_What the exercise asks_
Print the listing from its top line through the line containing "278, 248, 215, 178, 145, 108, 71, 45, 21, 5, 0]", nothing more, and leave out the pictures.

_Available data_
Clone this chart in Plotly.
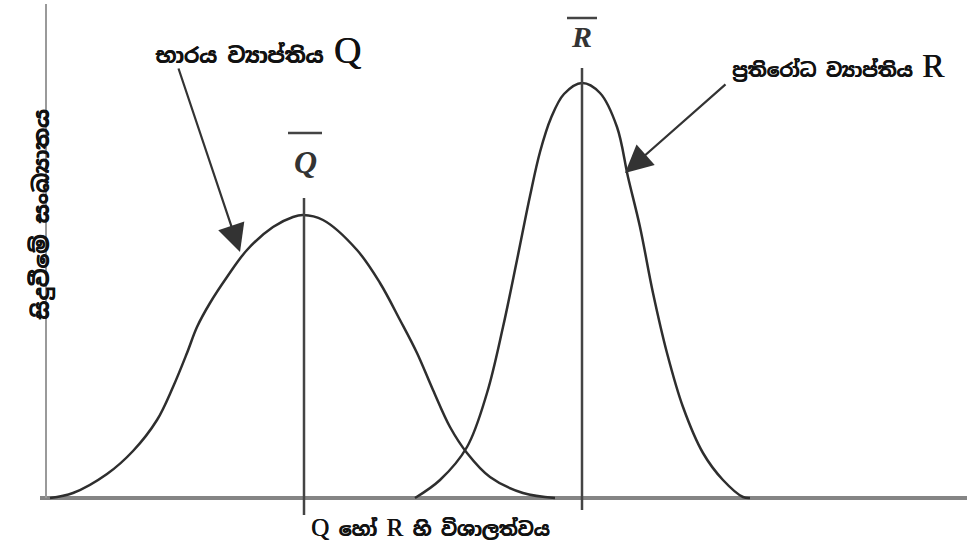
import plotly.graph_objects as go

# Load (Q) and resistance (R) frequency curves, magnitude vs. frequency of occurrence
q_magnitude = [4, 27, 61, 87, 111, 127, 141, 151, 164, 181, 201, 227, 247, 257,
               277, 311, 334, 354, 371, 387, 404, 421, 444, 477, 509]
q_frequency = [0, 5, 24, 47, 78, 111, 145, 171, 195, 221, 248, 271, 281, 283,
               278, 248, 215, 178, 145, 108, 71, 45, 21, 5, 0]

r_magnitude = [369, 394, 421, 441, 457, 471, 484, 494, 505, 518, 536,
               554, 571, 582, 594, 607, 621, 637, 657, 677, 697, 704]
r_frequency = [0, 18, 51, 105, 171, 238, 302, 346, 380, 404, 415,
               405, 371, 321, 271, 205, 145, 91, 45, 18, 1, 0]

q_mean = 257
r_mean = 536

label_q = "භාරය ව්‍යාප්තිය"
label_r = "ප්‍රතිරෝධ ව්‍යාප්තිය"
x_title_or = "හෝ"
x_title_rest = "හි විශාලත්වය"
y_title = "සිදුවීමේ සංඛ්‍යාතය"

INK = "#2e2e2e"
SIN_FONT = "Noto Sans Sinhala, Noto Sans, DejaVu Sans, sans-serif"
SERIF = "Liberation Serif, DejaVu Serif, serif"
HEAVY = "0.6px 0px 0px #111"

fig = go.Figure()
for xs, ys in ((q_magnitude, q_frequency), (r_magnitude, r_frequency)):
    fig.add_trace(go.Scatter(x=xs, y=ys, mode="lines",
                             line=dict(color=INK, width=2.5, shape="spline", smoothing=1.0),
                             hoverinfo="skip"))

# Mean markers
fig.add_shape(type="line", x0=q_mean + 1, x1=q_mean + 1, y0=-17, y1=300,
              line=dict(color="#444", width=2.5))
fig.add_shape(type="line", x0=r_mean, x1=r_mean, y0=-12, y1=430,
              line=dict(color="#444", width=2.5))

# Vertical axis
fig.add_shape(type="line", x0=0, x1=0, y0=0, y1=494,
              line=dict(color="#9a9a9a", width=2))

# Mean symbols with overbars
fig.add_annotation(x=q_mean + 2, y=336, text="<b><i>Q</i></b>", showarrow=False,
                   font=dict(family=SERIF, size=32, color="#333"))
fig.add_shape(type="line", x0=q_mean - 15, x1=q_mean + 19, y0=365, y1=365,
              line=dict(color="#444", width=2.5))
fig.add_annotation(x=r_mean - 1, y=462, text="<b><i>R</i></b>", showarrow=False,
                   font=dict(family=SERIF, size=30, color="#333"))
fig.add_shape(type="line", x0=r_mean - 15, x1=r_mean + 15, y0=480, y1=480,
              line=dict(color="#444", width=2.5))

# Curve labels
fig.add_annotation(x=107, y=448, xanchor="left", showarrow=False,
                   text=f"<b>{label_q}</b> <span style='font-family:{SERIF};font-size:38px'>Q</span>",
                   font=dict(family=SIN_FONT, size=21, color="#111", shadow=HEAVY))
fig.add_annotation(x=684, y=432, xanchor="left", showarrow=False,
                   text=f"<b>{label_r}</b> <span style='font-family:{SERIF};font-size:33px'>R</span>",
                   font=dict(family=SIN_FONT, size=19, color="#111", shadow=HEAVY))

# Arrows
fig.add_annotation(x=194, y=246, ax=132, ay=431, axref="x", ayref="y",
                   text="", showarrow=True, arrowhead=2, arrowsize=2.5,
                   arrowwidth=2.2, arrowcolor="#333")
fig.add_annotation(x=579, y=325, ax=681, ay=415, axref="x", ayref="y",
                   text="", showarrow=True, arrowhead=2, arrowsize=2.5,
                   arrowwidth=2.2, arrowcolor="#333")

# Axis titles
fig.add_annotation(x=384, y=-30, showarrow=False,
                   text=f"<span style='font-family:{SERIF};font-size:25px'>Q</span> <b>{x_title_or}</b> "
                        f"<span style='font-family:{SERIF};font-size:25px'>R</span> <b>{x_title_rest}</b>",
                   font=dict(family=SIN_FONT, size=19, color="#111", shadow=HEAVY))
fig.add_annotation(xref="paper", x=-15 / 927, y=283, showarrow=False, textangle=-90,
                   text=f"<b>{y_title}</b>",
                   font=dict(family=SIN_FONT, size=22, color="#111", shadow=HEAVY))

fig.update_layout(
    width=967, height=544,
    margin=dict(l=40, r=0, t=0, b=0),
    paper_bgcolor="white", plot_bgcolor="white",
    showlegend=False,
    xaxis=dict(range=[-6, 921], visible=False, fixedrange=True),
    yaxis=dict(range=[-46, 498], showgrid=False, showticklabels=False, ticks="",
               zeroline=True, zerolinecolor="#858585", zerolinewidth=4,
               showline=False, fixedrange=True),
)

fig.write_html("out.html")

_Reply to the exercise_
Clone this chart in Plotly.
import plotly.graph_objects as go

# Load (Q) and resistance (R) frequency curves, magnitude vs. frequency of occurrence
q_magnitude = [4, 27, 61, 87, 111, 127, 141, 151, 164, 181, 201, 227, 247, 257,
               277, 311, 334, 354, 371, 387, 404, 421, 444, 477, 509]
q_frequency = [0, 5, 24, 47, 78, 111, 145, 171, 195, 221, 248, 271, 281, 283,
               278, 248, 215, 178, 145, 108, 71, 45, 21, 5, 0]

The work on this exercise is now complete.